Vincentian priest, Pedro Maria Boss, first suggested placing a Christian monument on Mount Corcovado in the mid 1850s to honor Princess Isabel, princess regent of Brazil and the daughter of Emperor Pedro II, however the project died due to lack of support. In 1889 the country became a republic, and due to the separation of church and state, the idea of the statue was dismissed.
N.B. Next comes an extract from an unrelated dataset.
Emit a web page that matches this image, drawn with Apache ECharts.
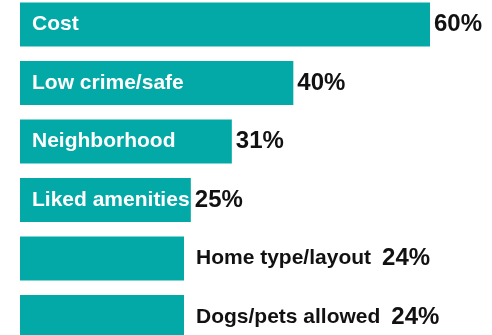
<!DOCTYPE html>
<html>
<head>
<meta charset="utf-8">
<script src="https://cdn.jsdelivr.net/npm/echarts@6/dist/echarts.min.js"></script>
<style>
html,body{margin:0;padding:0;background:#fff;}
#c{width:492px;height:335px;}
</style>
</head>
<body>
<div id="c"></div>
<script>
var categories = ['Cost', 'Low crime/safe', 'Neighborhood', 'Liked amenities', 'Home type/layout', 'Dogs/pets allowed'];
var values = [60, 40, 31, 25, 24, 24];
var insideLabel = [true, true, true, true, false, false];

var TEAL = '#03A9A6';
var FONT = '"Liberation Sans", Arial, Helvetica, sans-serif';

var chart = echarts.init(document.getElementById('c'), null, {renderer: 'canvas'});

var mainData = values.map(function (v, i) {
  if (insideLabel[i]) {
    return {
      value: v,
      label: {
        show: true, position: 'right', distance: 4,
        formatter: '{v|' + v + '%}'
      }
    };
  }
  return {
    value: v,
    label: {
      show: true, position: 'right', distance: 12,
      formatter: '{n|' + categories[i] + '}{r|' + v + '%}'
    }
  };
});

var nameData = values.map(function (v, i) {
  return {
    value: v,
    label: {
      show: insideLabel[i], position: 'insideLeft', distance: 12,
      formatter: categories[i]
    }
  };
});

chart.setOption({
  animation: false,
  backgroundColor: '#ffffff',
  grid: {left: 20, width: 410, top: 24.5, height: 292.5, containLabel: false},
  xAxis: {type: 'value', min: 0, max: 60, show: false},
  yAxis: {type: 'category', data: categories, inverse: true, show: false, boundaryGap: false},
  series: [
    {
      type: 'bar',
      data: mainData,
      barWidth: 44,
      itemStyle: {color: TEAL},
      label: {
        show: true,
        fontFamily: FONT,
        color: '#111',
        rich: {
          v: {fontFamily: FONT, fontSize: 24, fontWeight: 'bold', color: '#111'},
          n: {fontFamily: FONT, fontSize: 21, fontWeight: 'bold', color: '#111', padding: [0, 11, 0, 0]},
          r: {fontFamily: FONT, fontSize: 24, fontWeight: 'bold', color: '#111'}
        }
      },
      z: 2
    },
    {
      type: 'bar',
      data: nameData,
      barWidth: 44,
      barGap: '-100%',
      itemStyle: {color: 'rgba(0,0,0,0)'},
      label: {
        fontFamily: FONT,
        fontSize: 21,
        fontWeight: 'bold',
        color: '#ffffff'
      },
      z: 3
    }
  ]
});
</script>
</body>
</html>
The Catholic Circle[clarification needed] of Rio made a second proposal for a landmark statue on the mountain in 1920.[better source needed] The group organized an event called Semana do Monumento („Monument Week“) to attract donations and collect signatures to support the building of the statue. What motivated the organization was what they perceived as ‚Godlessness‘ in the society at the time. The donations came mostly from Brazilian Catholics. The designs considered for the „Statue of the Christ“ included a representation of the Christian cross, a statue of Jesus with a globe in his hands, and a pedestal symbolizing the world. The statue of Christ the Redeemer with open arms, a symbol of peace, was chosen.
In 1922, Landowski commissioned fellow Parisian Romanian sculptor Gheorghe Leonida, who studied sculpture at the Fine Arts Conservatory in Bucharest and in Italy. Leonida’s portrayal of Christ’s face made him famous.